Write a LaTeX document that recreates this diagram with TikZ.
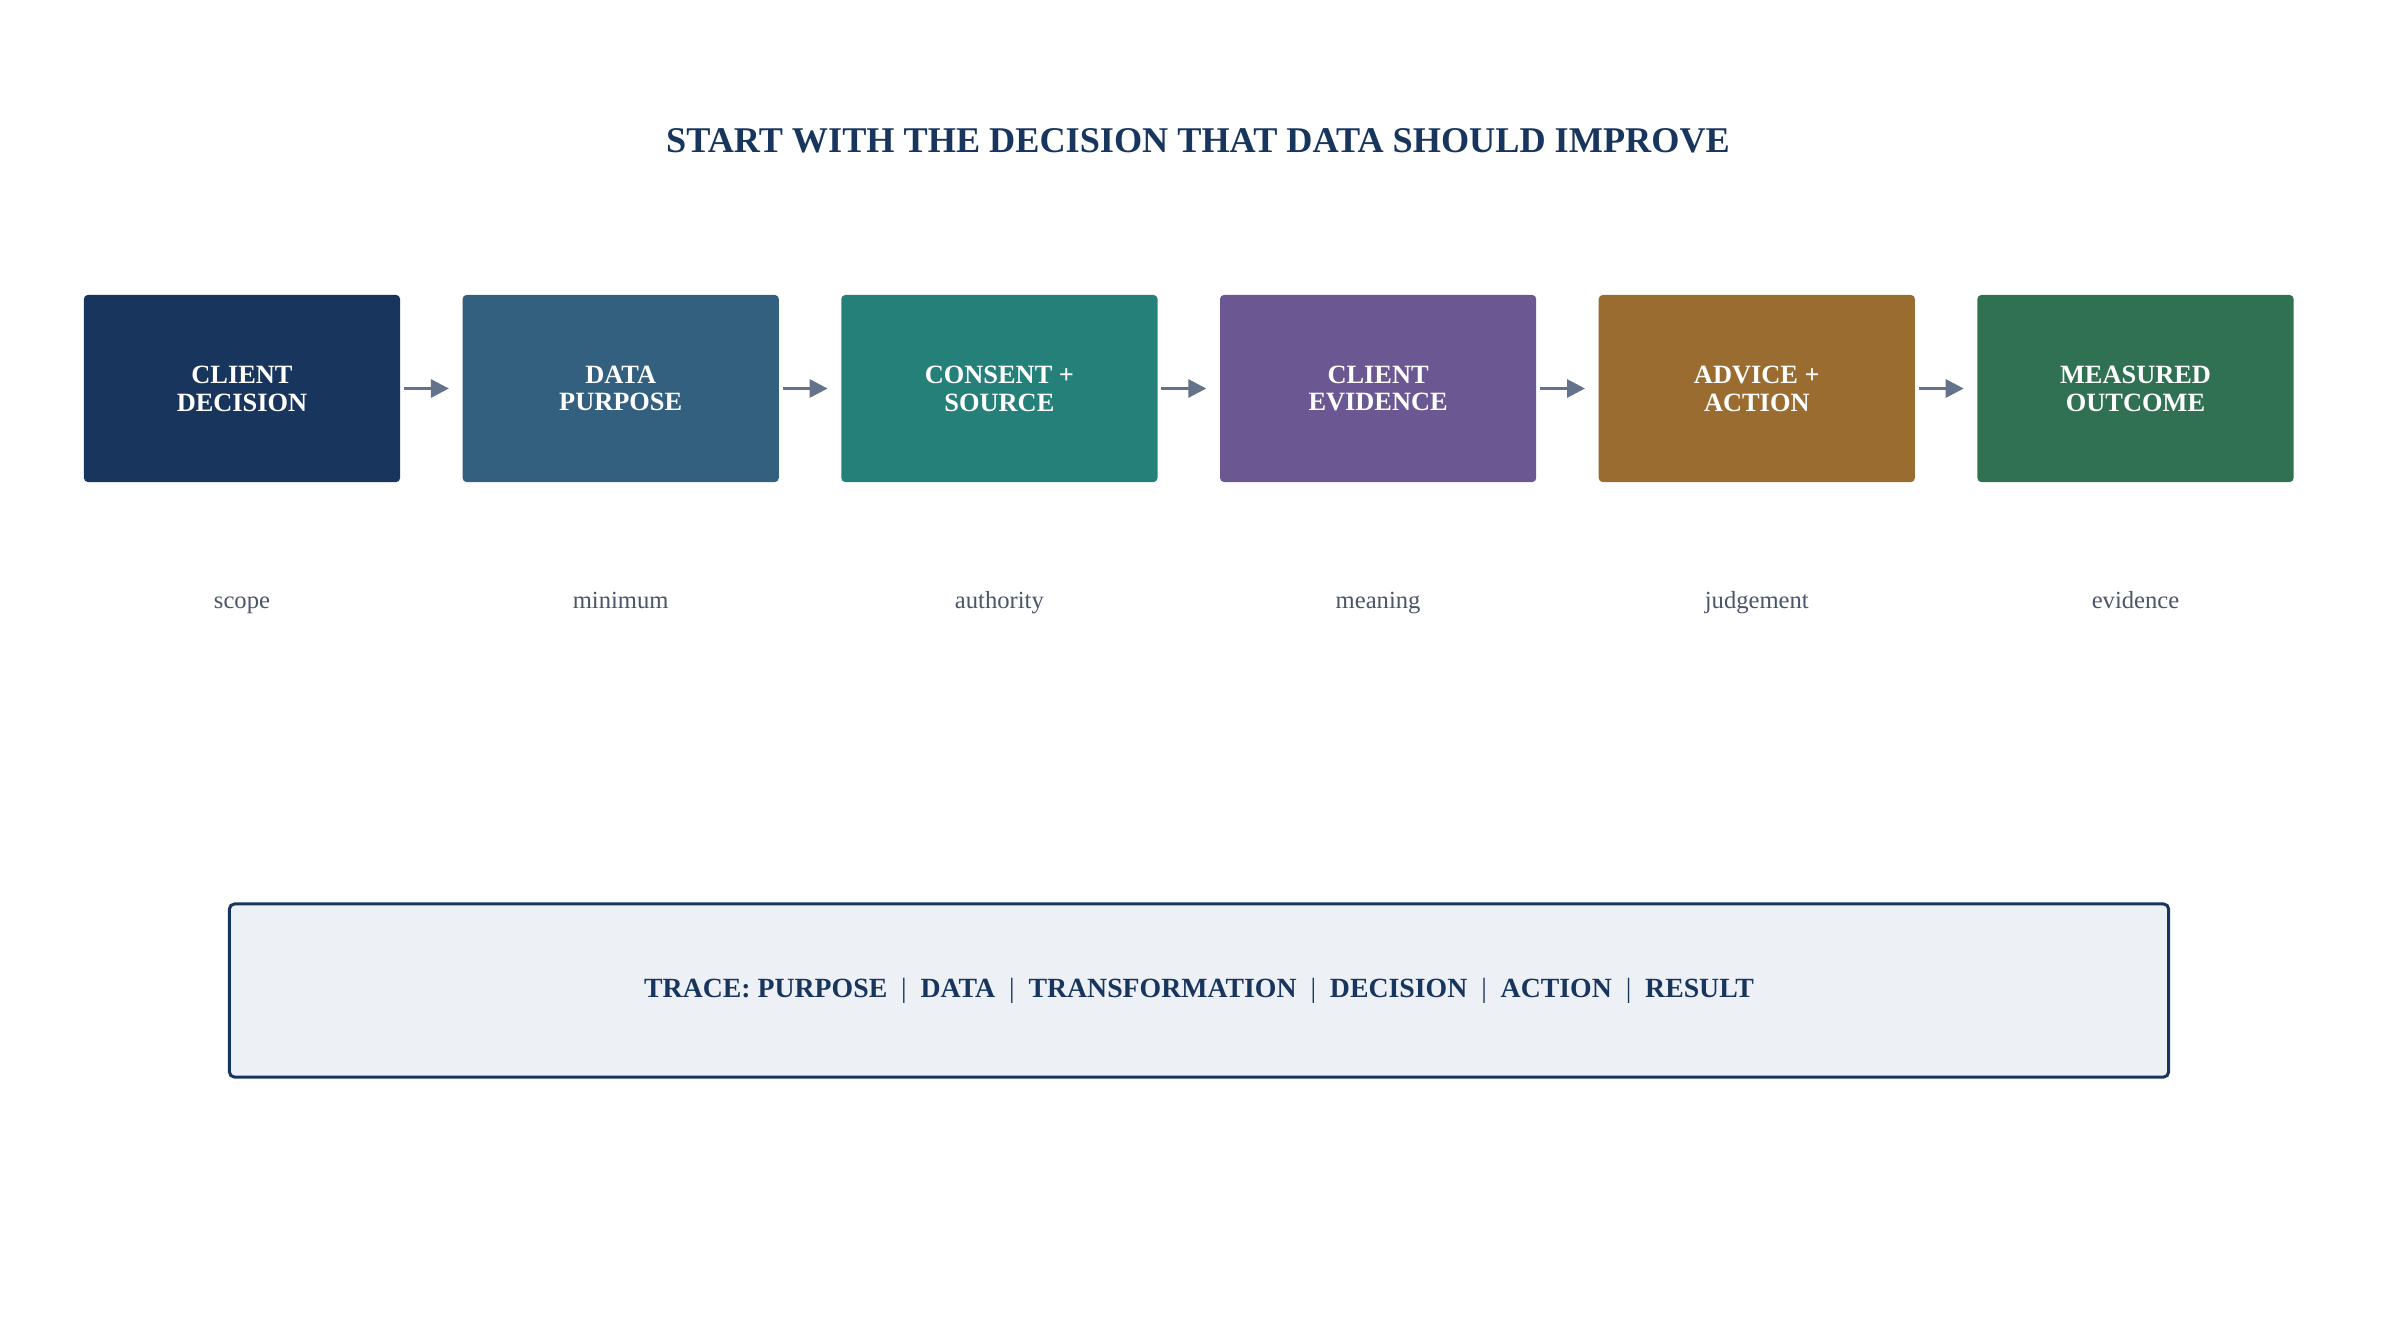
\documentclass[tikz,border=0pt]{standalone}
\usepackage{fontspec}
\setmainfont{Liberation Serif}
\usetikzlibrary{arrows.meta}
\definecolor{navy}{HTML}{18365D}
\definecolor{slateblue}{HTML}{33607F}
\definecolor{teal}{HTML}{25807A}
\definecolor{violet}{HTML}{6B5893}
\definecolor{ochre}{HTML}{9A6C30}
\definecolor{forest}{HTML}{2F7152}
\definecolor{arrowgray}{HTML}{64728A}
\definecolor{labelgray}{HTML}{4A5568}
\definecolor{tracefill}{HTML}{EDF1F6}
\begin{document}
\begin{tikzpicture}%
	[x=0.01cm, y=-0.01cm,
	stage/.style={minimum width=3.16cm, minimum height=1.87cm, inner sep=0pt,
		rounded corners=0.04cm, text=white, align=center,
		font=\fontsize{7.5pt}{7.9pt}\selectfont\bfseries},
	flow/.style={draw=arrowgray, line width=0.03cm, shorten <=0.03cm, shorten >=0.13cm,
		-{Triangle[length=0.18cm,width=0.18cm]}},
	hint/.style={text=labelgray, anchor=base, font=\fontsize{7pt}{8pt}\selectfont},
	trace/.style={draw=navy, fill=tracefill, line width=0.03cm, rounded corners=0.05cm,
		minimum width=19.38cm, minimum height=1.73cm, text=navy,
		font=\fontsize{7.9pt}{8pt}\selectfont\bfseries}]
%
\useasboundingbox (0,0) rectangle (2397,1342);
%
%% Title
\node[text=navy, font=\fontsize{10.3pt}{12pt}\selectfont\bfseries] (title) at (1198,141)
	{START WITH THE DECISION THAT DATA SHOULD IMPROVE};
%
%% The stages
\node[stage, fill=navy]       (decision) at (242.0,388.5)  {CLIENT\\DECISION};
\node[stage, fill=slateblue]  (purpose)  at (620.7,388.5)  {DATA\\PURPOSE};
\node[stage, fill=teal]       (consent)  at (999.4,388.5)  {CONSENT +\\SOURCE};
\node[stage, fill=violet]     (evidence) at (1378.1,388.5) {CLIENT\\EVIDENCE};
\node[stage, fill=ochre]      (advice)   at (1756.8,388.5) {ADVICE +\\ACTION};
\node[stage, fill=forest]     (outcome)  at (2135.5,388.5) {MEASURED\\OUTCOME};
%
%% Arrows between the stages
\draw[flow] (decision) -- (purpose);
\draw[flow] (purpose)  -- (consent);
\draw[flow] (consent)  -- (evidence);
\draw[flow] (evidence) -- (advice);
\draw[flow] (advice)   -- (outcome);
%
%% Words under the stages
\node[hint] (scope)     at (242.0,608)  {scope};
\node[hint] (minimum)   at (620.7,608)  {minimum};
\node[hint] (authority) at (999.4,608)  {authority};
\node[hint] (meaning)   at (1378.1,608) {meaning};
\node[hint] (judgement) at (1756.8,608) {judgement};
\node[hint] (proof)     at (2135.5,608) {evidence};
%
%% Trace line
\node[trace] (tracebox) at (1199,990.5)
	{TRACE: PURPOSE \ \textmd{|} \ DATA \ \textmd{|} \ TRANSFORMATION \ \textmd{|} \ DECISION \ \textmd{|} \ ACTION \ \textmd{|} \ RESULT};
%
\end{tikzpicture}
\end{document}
---------------
-- Exercise requirements --
Every line of the material is to be quoted exactly, with no pictures carried over.

-- Task output --
Write a LaTeX document that recreates this diagram with TikZ.
\documentclass[tikz,border=0pt]{standalone}
\usepackage{fontspec}
\setmainfont{Liberation Serif}
\usetikzlibrary{arrows.meta}
\definecolor{navy}{HTML}{18365D}
\definecolor{slateblue}{HTML}{33607F}
\definecolor{teal}{HTML}{25807A}
\definecolor{violet}{HTML}{6B5893}
\definecolor{ochre}{HTML}{9A6C30}
\definecolor{forest}{HTML}{2F7152}
\definecolor{arrowgray}{HTML}{64728A}
\definecolor{labelgray}{HTML}{4A5568}
\definecolor{tracefill}{HTML}{EDF1F6}
\begin{document}
\begin{tikzpicture}%
	[x=0.01cm, y=-0.01cm,
	stage/.style={minimum width=3.16cm, minimum height=1.87cm, inner sep=0pt,
		rounded corners=0.04cm, text=white, align=center,
		font=\fontsize{7.5pt}{7.9pt}\selectfont\bfseries},
	flow/.style={draw=arrowgray, line width=0.03cm, shorten <=0.03cm, shorten >=0.13cm,
		-{Triangle[length=0.18cm,width=0.18cm]}},
	hint/.style={text=labelgray, anchor=base, font=\fontsize{7pt}{8pt}\selectfont},
	trace/.style={draw=navy, fill=tracefill, line width=0.03cm, rounded corners=0.05cm,
		minimum width=19.38cm, minimum height=1.73cm, text=navy,
		font=\fontsize{7.9pt}{8pt}\selectfont\bfseries}]
%
\useasboundingbox (0,0) rectangle (2397,1342);
%
%% Title
\node[text=navy, font=\fontsize{10.3pt}{12pt}\selectfont\bfseries] (title) at (1198,141)
	{START WITH THE DECISION THAT DATA SHOULD IMPROVE};
%
%% The stages
\node[stage, fill=navy]       (decision) at (242.0,388.5)  {CLIENT\\DECISION};
\node[stage, fill=slateblue]  (purpose)  at (620.7,388.5)  {DATA\\PURPOSE};
\node[stage, fill=teal]       (consent)  at (999.4,388.5)  {CONSENT +\\SOURCE};
\node[stage, fill=violet]     (evidence) at (1378.1,388.5) {CLIENT\\EVIDENCE};
\node[stage, fill=ochre]      (advice)   at (1756.8,388.5) {ADVICE +\\ACTION};
\node[stage, fill=forest]     (outcome)  at (2135.5,388.5) {MEASURED\\OUTCOME};
%
%% Arrows between the stages
\draw[flow] (decision) -- (purpose);
\draw[flow] (purpose)  -- (consent);
\draw[flow] (consent)  -- (evidence);
\draw[flow] (evidence) -- (advice);
\draw[flow] (advice)   -- (outcome);
%
%% Words under the stages
\node[hint] (scope)     at (242.0,608)  {scope};
\node[hint] (minimum)   at (620.7,608)  {minimum};
\node[hint] (authority) at (999.4,608)  {authority};
\node[hint] (meaning)   at (1378.1,608) {meaning};
\node[hint] (judgement) at (1756.8,608) {judgement};
\node[hint] (proof)     at (2135.5,608) {evidence};
%
%% Trace line
\node[trace] (tracebox) at (1199,990.5)
	{TRACE: PURPOSE \ \textmd{|} \ DATA \ \textmd{|} \ TRANSFORMATION \ \textmd{|} \ DECISION \ \textmd{|} \ ACTION \ \textmd{|} \ RESULT};
%
\end{tikzpicture}
\end{document}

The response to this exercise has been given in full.